=== Task details ===
Write out the material exactly, without any of its pictures.

--- begin Stored data ---

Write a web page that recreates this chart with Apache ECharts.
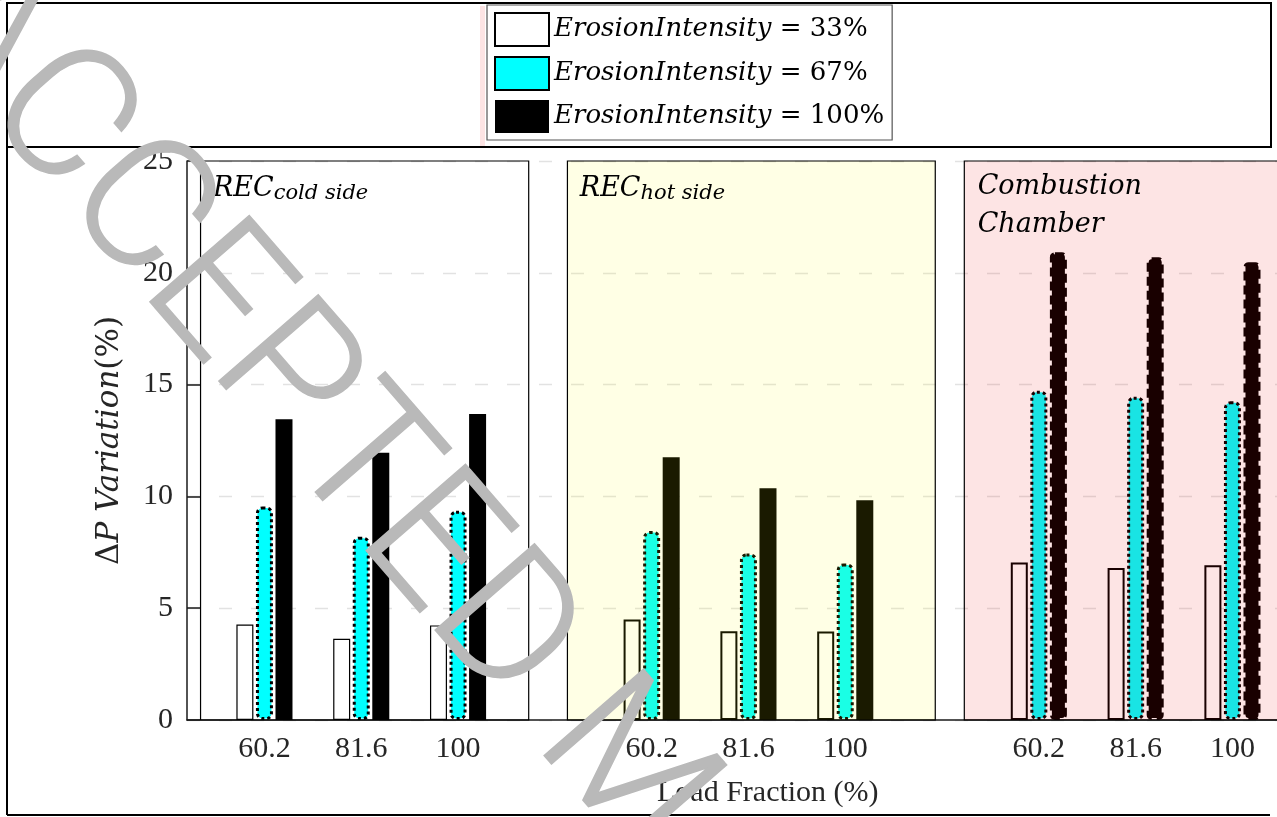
<!DOCTYPE html>
<html><head><meta charset="utf-8">
<script src="https://cdn.jsdelivr.net/npm/echarts@6/dist/echarts.min.js"></script>
<style>html,body{margin:0;padding:0;background:#fff}#c{width:1277px;height:817px}</style>
</head><body><div id="c"></div>
<script>
// ---- data ----
const loadFractions = ['60.2', '81.6', '100'];
const sectionNames = ['REC cold side', 'REC hot side', 'Combustion Chamber'];
const seriesNames = ['ErosionIntensity = 33%', 'ErosionIntensity = 67%', 'ErosionIntensity = 100%'];
// order: cold side (60.2, 81.6, 100), hot side (...), combustion chamber (...)
const erosion33  = [4.27, 3.63, 4.23,  4.50, 3.97, 3.96,  7.04, 6.80, 6.92];
const erosion67  = [9.55, 8.20, 9.36,  8.45, 7.45, 7.00,  14.73, 14.46, 14.25];
const erosion100 = [13.45, 11.95, 13.68, 11.75, 10.36, 9.83, 20.92, 20.70, 20.47];
const yMax = 25, yStep = 5;

// ---- layout helpers ----
const NL = loadFractions.length, NPER = NL + 1;
const xOf = k => Math.floor(k / NL) * NPER + (k % NL);
const sectionOf = k => Math.floor(k / NL);
const tickPositions = erosion33.map((_, k) => xOf(k));
const serif = 'DejaVu Serif', times = 'Liberation Serif';

function mk(values, styleFor) {
  return values.map((v, k) => {
    const item = { value: [xOf(k), v] };
    const s = styleFor ? styleFor(sectionOf(k)) : null;
    if (s) item.itemStyle = s;
    return item;
  });
}

const xMin = -0.8, xMax = 11.2;
const panelExtents = [[-0.66, 2.73, yMax], [3.13, 6.93, yMax], [7.23, xMax, yMax + 0.15]];
const panelFills = ['rgba(255,255,255,0)', 'rgba(255,255,0,0.1)', 'rgba(236,0,0,0.106)'];
const titleRich = {
  m: { fontFamily: serif, fontStyle: 'italic', fontSize: 27, lineHeight: 30, color: '#000', verticalAlign: 'middle' },
  s: { fontFamily: serif, fontStyle: 'italic', fontSize: 21, lineHeight: 12, color: '#000', verticalAlign: 'bottom' },
  c: { fontFamily: serif, fontStyle: 'italic', fontSize: 27, lineHeight: 38, color: '#000' }
};
const titleText = [
  '{m|REC}{s|cold side}',
  '{m|REC}{s|hot side}',
  '{c|Combustion}\n{c|Chamber}'
];
const markAreaData = panelExtents.map((p, i) => [
  { name: sectionNames[i], xAxis: p[0], yAxis: 0,
    itemStyle: { color: panelFills[i], borderColor: '#000', borderWidth: 1.2 },
    label: { show: true, position: 'insideTopLeft', distance: 0, padding: i === 2 ? [8, 0, 0, 14] : [14, 0, 0, 13],
             formatter: titleText[i], rich: titleRich } },
  { xAxis: p[1], yAxis: p[2] }
]);

const chart = echarts.init(document.getElementById('c'), null, { renderer: 'canvas' });
const deg = Math.PI / 180;
chart.setOption({
  animation: false,
  backgroundColor: '#fff',
  grid: { left: 187, top: 161, width: 1161.6, height: 559, containLabel: false, outerBoundsMode: 'none' },
  legend: {
    left: 487, top: 5, orient: 'vertical', padding: [7, 8, 7, 7], itemGap: 9,
    itemWidth: 54, itemHeight: 33, icon: 'rect', backgroundColor: '#fff',
    borderColor: '#555', borderWidth: 1.2, selectedMode: false, data: seriesNames,
    formatter: n => { const parts = n.split(' = '); return '{i|' + parts[0] + '}{u| = ' + parts[1] + '}'; },
    textStyle: { rich: {
      i: { fontFamily: serif, fontStyle: 'italic', fontSize: 26, color: '#000' },
      u: { fontFamily: serif, fontSize: 26, color: '#000' }
    } }
  },
  xAxis: {
    type: 'value', min: xMin, max: xMax,
    name: 'Load Fraction (%)', nameLocation: 'middle', nameGap: 58,
    nameTextStyle: { fontFamily: times, fontSize: 30, color: '#262626' },
    axisLine: { show: true, onZero: false, lineStyle: { color: '#1a1a1a', width: 1.5 } },
    axisTick: { show: false },
    splitLine: { show: false },
    axisLabel: { customValues: tickPositions, margin: 14, fontFamily: times, fontSize: 30, color: '#262626',
                 formatter: v => loadFractions[Math.round(v) % NPER] }
  },
  yAxis: {
    type: 'value', min: 0, max: yMax, interval: yStep,
    name: '{u|Δ}{i|P Variation}{u|(%)}', nameLocation: 'middle', nameGap: 62,
    nameTextStyle: { rich: {
      u: { fontFamily: serif, fontSize: 31, color: '#262626' },
      i: { fontFamily: serif, fontStyle: 'italic', fontSize: 31, color: '#262626' }
    } },
    axisLine: { show: true, onZero: false, lineStyle: { color: '#1a1a1a', width: 1.5 } },
    axisTick: { show: true, inside: true, length: 13, lineStyle: { color: '#1a1a1a', width: 1.5 } },
    axisLabel: { margin: 14, fontFamily: times, fontSize: 30, color: '#262626' },
    splitLine: { show: true, lineStyle: { color: '#e2e2e2', width: 1.3, type: [13, 19] } }
  },
  series: [
    { name: seriesNames[0], type: 'bar', barWidth: 17, barGap: '15%',
      itemStyle: { color: '#fff', borderColor: '#000', borderWidth: 1.2 },
      data: mk(erosion33, s => s > 0 ? { borderWidth: 2 } : null) },
    { name: seriesNames[1], type: 'bar', barWidth: 17, barGap: '15%',
      itemStyle: { color: '#00ffff', borderColor: '#000', borderWidth: 3, borderType: 'dotted', borderRadius: 5 },
      data: mk(erosion67) },
    { name: seriesNames[2], type: 'bar', barWidth: 17, barGap: '15%', clip: false,
      itemStyle: { color: '#000' },
      data: mk(erosion100, s => s === 2 ? { borderColor: '#000', borderWidth: 4, borderType: [9, 5], borderRadius: 3 } : null),
      markArea: { z: 5, silent: true, data: markAreaData } }
  ],
  graphic: [
    { type: 'rect', z: 50, shape: { x: 7, y: 3, width: 1264, height: 144 }, style: { fill: 'none', stroke: '#000', lineWidth: 2 } },
    { type: 'line', z: 50, shape: { x1: 7, y1: 147, x2: 7, y2: 815 }, style: { stroke: '#000', lineWidth: 2 } },
    { type: 'line', z: 50, shape: { x1: 7, y1: 815, x2: 1270, y2: 815 }, style: { stroke: '#000', lineWidth: 2 } },
    { type: 'rect', z: 40, shape: { x: 480, y: 6, width: 5, height: 140 }, style: { fill: '#fde4e4' } },
    { type: 'text', z: 100, x: -59, y: -9, rotation: -49 * deg,
      style: { text: 'ACCEPTED MANUSCRIPT', fontFamily: 'Roboto', fontWeight: 300, fontSize: 185,
               fill: '#b9b9b9', stroke: '#b9b9b9', lineWidth: 1.5, textAlign: 'left', textVerticalAlign: 'middle',
               align: 'left', verticalAlign: 'middle', blend: 'multiply' } }
  ]
});
</script></body></html>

--- end Stored data ---

=== Response for this exercise ===
Write a web page that recreates this chart with Apache ECharts.
<!DOCTYPE html>
<html><head><meta charset="utf-8">
<script src="https://cdn.jsdelivr.net/npm/echarts@6/dist/echarts.min.js"></script>
<style>html,body{margin:0;padding:0;background:#fff}#c{width:1277px;height:817px}</style>
</head><body><div id="c"></div>
<script>
// ---- data ----
const loadFractions = ['60.2', '81.6', '100'];
const sectionNames = ['REC cold side', 'REC hot side', 'Combustion Chamber'];
const seriesNames = ['ErosionIntensity = 33%', 'ErosionIntensity = 67%', 'ErosionIntensity = 100%'];
// order: cold side (60.2, 81.6, 100), hot side (...), combustion chamber (...)
const erosion33  = [4.27, 3.63, 4.23,  4.50, 3.97, 3.96,  7.04, 6.80, 6.92];
const erosion67  = [9.55, 8.20, 9.36,  8.45, 7.45, 7.00,  14.73, 14.46, 14.25];
const erosion100 = [13.45, 11.95, 13.68, 11.75, 10.36, 9.83, 20.92, 20.70, 20.47];
const yMax = 25, yStep = 5;

// ---- layout helpers ----
const NL = loadFractions.length, NPER = NL + 1;
const xOf = k => Math.floor(k / NL) * NPER + (k % NL);
const sectionOf = k => Math.floor(k / NL);
const tickPositions = erosion33.map((_, k) => xOf(k));
const serif = 'DejaVu Serif', times = 'Liberation Serif';

function mk(values, styleFor) {
  return values.map((v, k) => {
    const item = { value: [xOf(k), v] };
    const s = styleFor ? styleFor(sectionOf(k)) : null;
    if (s) item.itemStyle = s;
    return item;
  });
}

const xMin = -0.8, xMax = 11.2;
const panelExtents = [[-0.66, 2.73, yMax], [3.13, 6.93, yMax], [7.23, xMax, yMax + 0.15]];
const panelFills = ['rgba(255,255,255,0)', 'rgba(255,255,0,0.1)', 'rgba(236,0,0,0.106)'];
const titleRich = {
  m: { fontFamily: serif, fontStyle: 'italic', fontSize: 27, lineHeight: 30, color: '#000', verticalAlign: 'middle' },
  s: { fontFamily: serif, fontStyle: 'italic', fontSize: 21, lineHeight: 12, color: '#000', verticalAlign: 'bottom' },
  c: { fontFamily: serif, fontStyle: 'italic', fontSize: 27, lineHeight: 38, color: '#000' }
};
const titleText = [
  '{m|REC}{s|cold side}',
  '{m|REC}{s|hot side}',
  '{c|Combustion}\n{c|Chamber}'
];
const markAreaData = panelExtents.map((p, i) => [
  { name: sectionNames[i], xAxis: p[0], yAxis: 0,
    itemStyle: { color: panelFills[i], borderColor: '#000', borderWidth: 1.2 },
    label: { show: true, position: 'insideTopLeft', distance: 0, padding: i === 2 ? [8, 0, 0, 14] : [14, 0, 0, 13],
             formatter: titleText[i], rich: titleRich } },
  { xAxis: p[1], yAxis: p[2] }
]);

const chart = echarts.init(document.getElementById('c'), null, { renderer: 'canvas' });
const deg = Math.PI / 180;
chart.setOption({
  animation: false,
  backgroundColor: '#fff',
  grid: { left: 187, top: 161, width: 1161.6, height: 559, containLabel: false, outerBoundsMode: 'none' },
  legend: {
    left: 487, top: 5, orient: 'vertical', padding: [7, 8, 7, 7], itemGap: 9,
    itemWidth: 54, itemHeight: 33, icon: 'rect', backgroundColor: '#fff',
    borderColor: '#555', borderWidth: 1.2, selectedMode: false, data: seriesNames,
    formatter: n => { const parts = n.split(' = '); return '{i|' + parts[0] + '}{u| = ' + parts[1] + '}'; },
    textStyle: { rich: {
      i: { fontFamily: serif, fontStyle: 'italic', fontSize: 26, color: '#000' },
      u: { fontFamily: serif, fontSize: 26, color: '#000' }
    } }
  },
  xAxis: {
    type: 'value', min: xMin, max: xMax,
    name: 'Load Fraction (%)', nameLocation: 'middle', nameGap: 58,
    nameTextStyle: { fontFamily: times, fontSize: 30, color: '#262626' },
    axisLine: { show: true, onZero: false, lineStyle: { color: '#1a1a1a', width: 1.5 } },
    axisTick: { show: false },
    splitLine: { show: false },
    axisLabel: { customValues: tickPositions, margin: 14, fontFamily: times, fontSize: 30, color: '#262626',
                 formatter: v => loadFractions[Math.round(v) % NPER] }
  },
  yAxis: {
    type: 'value', min: 0, max: yMax, interval: yStep,
    name: '{u|Δ}{i|P Variation}{u|(%)}', nameLocation: 'middle', nameGap: 62,
    nameTextStyle: { rich: {
      u: { fontFamily: serif, fontSize: 31, color: '#262626' },
      i: { fontFamily: serif, fontStyle: 'italic', fontSize: 31, color: '#262626' }
    } },
    axisLine: { show: true, onZero: false, lineStyle: { color: '#1a1a1a', width: 1.5 } },
    axisTick: { show: true, inside: true, length: 13, lineStyle: { color: '#1a1a1a', width: 1.5 } },
    axisLabel: { margin: 14, fontFamily: times, fontSize: 30, color: '#262626' },
    splitLine: { show: true, lineStyle: { color: '#e2e2e2', width: 1.3, type: [13, 19] } }
  },
  series: [
    { name: seriesNames[0], type: 'bar', barWidth: 17, barGap: '15%',
      itemStyle: { color: '#fff', borderColor: '#000', borderWidth: 1.2 },
      data: mk(erosion33, s => s > 0 ? { borderWidth: 2 } : null) },
    { name: seriesNames[1], type: 'bar', barWidth: 17, barGap: '15%',
      itemStyle: { color: '#00ffff', borderColor: '#000', borderWidth: 3, borderType: 'dotted', borderRadius: 5 },
      data: mk(erosion67) },
    { name: seriesNames[2], type: 'bar', barWidth: 17, barGap: '15%', clip: false,
      itemStyle: { color: '#000' },
      data: mk(erosion100, s => s === 2 ? { borderColor: '#000', borderWidth: 4, borderType: [9, 5], borderRadius: 3 } : null),
      markArea: { z: 5, silent: true, data: markAreaData } }
  ],
  graphic: [
    { type: 'rect', z: 50, shape: { x: 7, y: 3, width: 1264, height: 144 }, style: { fill: 'none', stroke: '#000', lineWidth: 2 } },
    { type: 'line', z: 50, shape: { x1: 7, y1: 147, x2: 7, y2: 815 }, style: { stroke: '#000', lineWidth: 2 } },
    { type: 'line', z: 50, shape: { x1: 7, y1: 815, x2: 1270, y2: 815 }, style: { stroke: '#000', lineWidth: 2 } },
    { type: 'rect', z: 40, shape: { x: 480, y: 6, width: 5, height: 140 }, style: { fill: '#fde4e4' } },
    { type: 'text', z: 100, x: -59, y: -9, rotation: -49 * deg,
      style: { text: 'ACCEPTED MANUSCRIPT', fontFamily: 'Roboto', fontWeight: 300, fontSize: 185,
               fill: '#b9b9b9', stroke: '#b9b9b9', lineWidth: 1.5, textAlign: 'left', textVerticalAlign: 'middle',
               align: 'left', verticalAlign: 'middle', blend: 'multiply' } }
  ]
});
</script></body></html>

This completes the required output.